-- Begin GIVEN INFORMATION --

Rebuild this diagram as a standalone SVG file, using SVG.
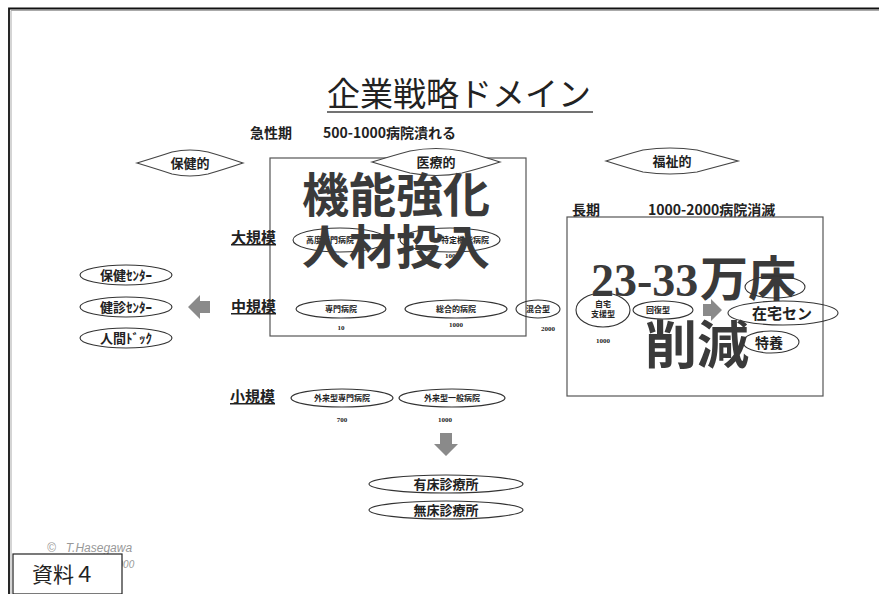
<svg xmlns="http://www.w3.org/2000/svg" width="879" height="594" viewBox="0 0 879 594">
<style>
.t{font-family:"Noto Sans CJK JP","Noto Sans CJK SC",sans-serif;fill:#222}
.b{font-weight:bold}
.big{font-weight:bold;fill:#3a3a3a}
.el{fill:none;stroke:#333;stroke-width:1.1}
.box{fill:none;stroke:#555;stroke-width:1.2}
.dia{fill:#fff;stroke:#444;stroke-width:1.2}
.arr{fill:#8a8a8a}
.sm{font-size:8px;font-weight:bold}
.num{font-family:"Liberation Serif",serif;font-size:7px;font-weight:bold;fill:#222}
.row{font-size:15px;font-weight:bold;text-decoration:underline}
</style>
<rect x="0" y="0" width="879" height="594" fill="#fff"/>
<path d="M9 594 V8.5 H879" fill="none" stroke="#111" stroke-width="1.8"/>
<path d="M11 594 V10.5 H879" fill="none" stroke="#aaa" stroke-width="1"/>

<g id="title">
<text class="t" x="327" y="106" font-size="33" fill="#333">企業戦略ドメイン</text>
<line x1="327" y1="112" x2="593" y2="112" stroke="#444" stroke-width="1.5"/>
</g>
<g id="acute">
<text class="t b" x="250" y="138" font-size="14">急性期</text>
<text class="t b" x="323" y="138" font-size="14">500-1000病院潰れる</text>
</g>

<g id="hoken">
<path class="dia" d="M137 163 Q160 156 172 152 Q190 148 208 152 Q222 156 243 163 Q222 170 208 174 Q190 178 172 174 Q160 170 137 163 Z"/>
<text class="t b" x="190" y="168" font-size="13" text-anchor="middle">保健的</text>
</g>

<g id="centerbox">
<rect class="box" x="270" y="158" width="256" height="178"/>
</g>
<g id="iryo">
<path class="dia" d="M372 162 Q395 155 410 151 Q436 146 462 151 Q478 155 500 162 Q478 169 462 173 Q436 178 410 173 Q395 169 372 162 Z"/>
<text class="t b" x="436" y="167" font-size="13" text-anchor="middle">医療的</text>
</g>

<g id="fukushi">
<path class="dia" d="M606 161 Q628 154 643 150 Q670 146 697 150 Q712 154 738 161 Q712 168 697 172 Q670 176 643 172 Q628 168 606 161 Z"/>
<text class="t b" x="672" y="166" font-size="13" text-anchor="middle">福祉的</text>
</g>

<g id="rowlabels">
<text class="t row" x="231" y="243">大規模</text>
<text class="t row" x="231" y="312">中規模</text>
<text class="t row" x="230" y="402">小規模</text>
</g>

<g id="large1">
<ellipse class="el" cx="340" cy="240" rx="47" ry="12"/>
<text class="t sm" x="330" y="243" text-anchor="middle">高度専門病院</text>
<text class="num" x="336" y="259" text-anchor="middle">80</text>
</g>
<g id="large2">
<ellipse class="el" cx="450" cy="240" rx="50" ry="12"/>
<text class="t sm" x="465" y="243" text-anchor="middle">特定機能病院</text>
<text class="num" x="452" y="258" text-anchor="middle">1000</text>
</g>

<g id="bigtext1">
<text class="t big" x="302" y="212" font-size="47">機能強化</text>
<text class="t big" x="302" y="264" font-size="47">人材投入</text>
</g>

<g id="mid1">
<ellipse class="el" cx="341" cy="309" rx="45" ry="9"/>
<text class="t sm" x="341" y="312" text-anchor="middle">専門病院</text>
<text class="num" x="341" y="330" text-anchor="middle">10</text>
</g>
<g id="mid2">
<ellipse class="el" cx="456" cy="309" rx="51" ry="9"/>
<text class="t sm" x="456" y="312" text-anchor="middle">総合的病院</text>
<text class="num" x="456" y="327" text-anchor="middle">1000</text>
</g>
<g id="mid3">
<ellipse class="el" cx="538" cy="309" rx="22" ry="9"/>
<text class="t sm" x="538" y="312" text-anchor="middle">混合型</text>
<text class="num" x="548" y="331" text-anchor="middle">2000</text>
</g>

<g id="rightbox">
<text class="t b" x="572" y="215" font-size="14">長期</text>
<text class="t b" x="648" y="215" font-size="14">1000-2000病院消滅</text>
<rect class="box" x="567" y="217" width="256" height="179"/>
</g>

<g id="mid4">
<ellipse class="el" cx="603" cy="310" rx="27" ry="17"/>
<text class="t sm" x="603" y="307" text-anchor="middle">自宅</text>
<text class="t sm" x="603" y="317" text-anchor="middle">支援型</text>
<text class="num" x="603" y="343" text-anchor="middle">1000</text>
</g>
<g id="mid5">
<ellipse class="el" cx="663" cy="310" rx="30" ry="9"/>
<text class="t sm" x="658" y="313" text-anchor="middle">回復型</text>
</g>

<g id="bigtext2">
<text x="591" y="296" font-family="Liberation Serif,serif" font-size="46" font-weight="bold" fill="#3a3a3a">23-33</text>
<text class="t big" x="700" y="296" font-size="48">万床</text>
</g>
<g id="right1">
<ellipse class="el" cx="775" cy="287" rx="30" ry="11"/>
</g>
<g id="right2">
<ellipse class="el" cx="783" cy="313" rx="55" ry="12"/>
<text class="t b" x="752" y="319" font-size="15" fill="#222">在宅セン</text>
</g>
<g id="bigtext3">
<text class="t big" x="645" y="364" font-size="52">削減</text>
</g>
<g id="right3">
<ellipse class="el" cx="771" cy="342" rx="28" ry="11"/>
<text class="t b" x="755" y="348" font-size="14" fill="#222">特養</text>
</g>

<g id="left1">
<ellipse class="el" cx="126" cy="275" rx="46" ry="10"/>
<text class="t b" x="126" y="280" font-size="13" text-anchor="middle">保健ｾﾝﾀｰ</text>
</g>
<g id="left2">
<ellipse class="el" cx="126" cy="307" rx="46" ry="10"/>
<text class="t b" x="126" y="312" font-size="13" text-anchor="middle">健診ｾﾝﾀｰ</text>
</g>
<g id="left3">
<ellipse class="el" cx="126" cy="338" rx="46" ry="10"/>
<text class="t b" x="126" y="343" font-size="13" text-anchor="middle">人間ﾄﾞｯｸ</text>
</g>

<g id="small1">
<ellipse class="el" cx="342" cy="398" rx="51" ry="9"/>
<text class="t sm" x="342" y="401" text-anchor="middle">外来型専門病院</text>
<text class="num" x="342" y="422" text-anchor="middle">700</text>
</g>
<g id="small2">
<ellipse class="el" cx="452" cy="398" rx="53" ry="9"/>
<text class="t sm" x="452" y="401" text-anchor="middle">外来型一般病院</text>
<text class="num" x="445" y="422" text-anchor="middle">1000</text>
</g>
<g id="clinic1">
<ellipse class="el" cx="446" cy="484" rx="77" ry="9"/>
<text class="t b" x="446" y="489" font-size="13" text-anchor="middle">有床診療所</text>
</g>
<g id="clinic2">
<ellipse class="el" cx="446" cy="510" rx="77" ry="9"/>
<text class="t b" x="446" y="515" font-size="13" text-anchor="middle">無床診療所</text>
</g>

<g id="connectors">
<path class="arr" d="M188 307 L200 295 V301 H210 V313 H200 V319 Z"/>
<path class="arr" d="M722 310 L711 299 V304 H703 V316 H711 V321 Z"/>
<path class="arr" d="M446 456 L434 444 H440 V433 H452 V444 H458 Z"/>
</g>

<g id="copyright">
<text x="47" y="552" font-family="Liberation Sans,sans-serif" font-size="12" font-style="italic" fill="#999" xml:space="preserve">©   T.Hasegawa</text>
<text x="112" y="568" font-family="Liberation Sans,sans-serif" font-size="10" font-style="italic" fill="#999">2000</text>
</g>
<g id="label">
<rect x="13" y="554" width="109" height="40" fill="#fff" stroke="#222" stroke-width="1.2"/>
<text class="t" x="32" y="582" font-size="21" fill="#111">資料４</text>
</g>
</svg>
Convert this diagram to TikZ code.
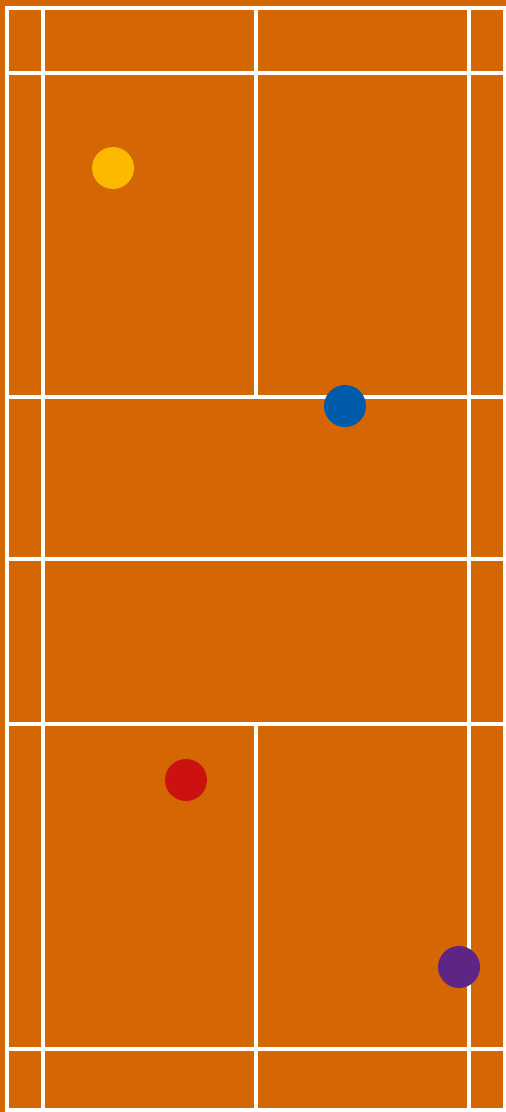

-- End GIVEN INFORMATION --

SHORT TASK: Each line above is to be copied verbatim. Drop any image from the copy.

RESULT OF THIS EXERCISE:
Rebuild this diagram as a standalone SVG file, using SVG.
<svg xmlns="http://www.w3.org/2000/svg" width="879" height="594" viewBox="0 0 879 594">
<style>
.t{font-family:"Noto Sans CJK JP","Noto Sans CJK SC",sans-serif;fill:#222}
.b{font-weight:bold}
.big{font-weight:bold;fill:#3a3a3a}
.el{fill:none;stroke:#333;stroke-width:1.1}
.box{fill:none;stroke:#555;stroke-width:1.2}
.dia{fill:#fff;stroke:#444;stroke-width:1.2}
.arr{fill:#8a8a8a}
.sm{font-size:8px;font-weight:bold}
.num{font-family:"Liberation Serif",serif;font-size:7px;font-weight:bold;fill:#222}
.row{font-size:15px;font-weight:bold;text-decoration:underline}
</style>
<rect x="0" y="0" width="879" height="594" fill="#fff"/>
<path d="M9 594 V8.5 H879" fill="none" stroke="#111" stroke-width="1.8"/>
<path d="M11 594 V10.5 H879" fill="none" stroke="#aaa" stroke-width="1"/>

<g id="title">
<text class="t" x="327" y="106" font-size="33" fill="#333">企業戦略ドメイン</text>
<line x1="327" y1="112" x2="593" y2="112" stroke="#444" stroke-width="1.5"/>
</g>
<g id="acute">
<text class="t b" x="250" y="138" font-size="14">急性期</text>
<text class="t b" x="323" y="138" font-size="14">500-1000病院潰れる</text>
</g>

<g id="hoken">
<path class="dia" d="M137 163 Q160 156 172 152 Q190 148 208 152 Q222 156 243 163 Q222 170 208 174 Q190 178 172 174 Q160 170 137 163 Z"/>
<text class="t b" x="190" y="168" font-size="13" text-anchor="middle">保健的</text>
</g>

<g id="centerbox">
<rect class="box" x="270" y="158" width="256" height="178"/>
</g>
<g id="iryo">
<path class="dia" d="M372 162 Q395 155 410 151 Q436 146 462 151 Q478 155 500 162 Q478 169 462 173 Q436 178 410 173 Q395 169 372 162 Z"/>
<text class="t b" x="436" y="167" font-size="13" text-anchor="middle">医療的</text>
</g>

<g id="fukushi">
<path class="dia" d="M606 161 Q628 154 643 150 Q670 146 697 150 Q712 154 738 161 Q712 168 697 172 Q670 176 643 172 Q628 168 606 161 Z"/>
<text class="t b" x="672" y="166" font-size="13" text-anchor="middle">福祉的</text>
</g>

<g id="rowlabels">
<text class="t row" x="231" y="243">大規模</text>
<text class="t row" x="231" y="312">中規模</text>
<text class="t row" x="230" y="402">小規模</text>
</g>

<g id="large1">
<ellipse class="el" cx="340" cy="240" rx="47" ry="12"/>
<text class="t sm" x="330" y="243" text-anchor="middle">高度専門病院</text>
<text class="num" x="336" y="259" text-anchor="middle">80</text>
</g>
<g id="large2">
<ellipse class="el" cx="450" cy="240" rx="50" ry="12"/>
<text class="t sm" x="465" y="243" text-anchor="middle">特定機能病院</text>
<text class="num" x="452" y="258" text-anchor="middle">1000</text>
</g>

<g id="bigtext1">
<text class="t big" x="302" y="212" font-size="47">機能強化</text>
<text class="t big" x="302" y="264" font-size="47">人材投入</text>
</g>

<g id="mid1">
<ellipse class="el" cx="341" cy="309" rx="45" ry="9"/>
<text class="t sm" x="341" y="312" text-anchor="middle">専門病院</text>
<text class="num" x="341" y="330" text-anchor="middle">10</text>
</g>
<g id="mid2">
<ellipse class="el" cx="456" cy="309" rx="51" ry="9"/>
<text class="t sm" x="456" y="312" text-anchor="middle">総合的病院</text>
<text class="num" x="456" y="327" text-anchor="middle">1000</text>
</g>
<g id="mid3">
<ellipse class="el" cx="538" cy="309" rx="22" ry="9"/>
<text class="t sm" x="538" y="312" text-anchor="middle">混合型</text>
<text class="num" x="548" y="331" text-anchor="middle">2000</text>
</g>

<g id="rightbox">
<text class="t b" x="572" y="215" font-size="14">長期</text>
<text class="t b" x="648" y="215" font-size="14">1000-2000病院消滅</text>
<rect class="box" x="567" y="217" width="256" height="179"/>
</g>

<g id="mid4">
<ellipse class="el" cx="603" cy="310" rx="27" ry="17"/>
<text class="t sm" x="603" y="307" text-anchor="middle">自宅</text>
<text class="t sm" x="603" y="317" text-anchor="middle">支援型</text>
<text class="num" x="603" y="343" text-anchor="middle">1000</text>
</g>
<g id="mid5">
<ellipse class="el" cx="663" cy="310" rx="30" ry="9"/>
<text class="t sm" x="658" y="313" text-anchor="middle">回復型</text>
</g>

<g id="bigtext2">
<text x="591" y="296" font-family="Liberation Serif,serif" font-size="46" font-weight="bold" fill="#3a3a3a">23-33</text>
<text class="t big" x="700" y="296" font-size="48">万床</text>
</g>
<g id="right1">
<ellipse class="el" cx="775" cy="287" rx="30" ry="11"/>
</g>
<g id="right2">
<ellipse class="el" cx="783" cy="313" rx="55" ry="12"/>
<text class="t b" x="752" y="319" font-size="15" fill="#222">在宅セン</text>
</g>
<g id="bigtext3">
<text class="t big" x="645" y="364" font-size="52">削減</text>
</g>
<g id="right3">
<ellipse class="el" cx="771" cy="342" rx="28" ry="11"/>
<text class="t b" x="755" y="348" font-size="14" fill="#222">特養</text>
</g>

<g id="left1">
<ellipse class="el" cx="126" cy="275" rx="46" ry="10"/>
<text class="t b" x="126" y="280" font-size="13" text-anchor="middle">保健ｾﾝﾀｰ</text>
</g>
<g id="left2">
<ellipse class="el" cx="126" cy="307" rx="46" ry="10"/>
<text class="t b" x="126" y="312" font-size="13" text-anchor="middle">健診ｾﾝﾀｰ</text>
</g>
<g id="left3">
<ellipse class="el" cx="126" cy="338" rx="46" ry="10"/>
<text class="t b" x="126" y="343" font-size="13" text-anchor="middle">人間ﾄﾞｯｸ</text>
</g>

<g id="small1">
<ellipse class="el" cx="342" cy="398" rx="51" ry="9"/>
<text class="t sm" x="342" y="401" text-anchor="middle">外来型専門病院</text>
<text class="num" x="342" y="422" text-anchor="middle">700</text>
</g>
<g id="small2">
<ellipse class="el" cx="452" cy="398" rx="53" ry="9"/>
<text class="t sm" x="452" y="401" text-anchor="middle">外来型一般病院</text>
<text class="num" x="445" y="422" text-anchor="middle">1000</text>
</g>
<g id="clinic1">
<ellipse class="el" cx="446" cy="484" rx="77" ry="9"/>
<text class="t b" x="446" y="489" font-size="13" text-anchor="middle">有床診療所</text>
</g>
<g id="clinic2">
<ellipse class="el" cx="446" cy="510" rx="77" ry="9"/>
<text class="t b" x="446" y="515" font-size="13" text-anchor="middle">無床診療所</text>
</g>

<g id="connectors">
<path class="arr" d="M188 307 L200 295 V301 H210 V313 H200 V319 Z"/>
<path class="arr" d="M722 310 L711 299 V304 H703 V316 H711 V321 Z"/>
<path class="arr" d="M446 456 L434 444 H440 V433 H452 V444 H458 Z"/>
</g>

<g id="copyright">
<text x="47" y="552" font-family="Liberation Sans,sans-serif" font-size="12" font-style="italic" fill="#999" xml:space="preserve">©   T.Hasegawa</text>
<text x="112" y="568" font-family="Liberation Sans,sans-serif" font-size="10" font-style="italic" fill="#999">2000</text>
</g>
<g id="label">
<rect x="13" y="554" width="109" height="40" fill="#fff" stroke="#222" stroke-width="1.2"/>
<text class="t" x="32" y="582" font-size="21" fill="#111">資料４</text>
</g>
</svg>
Convert this diagram to TikZ code.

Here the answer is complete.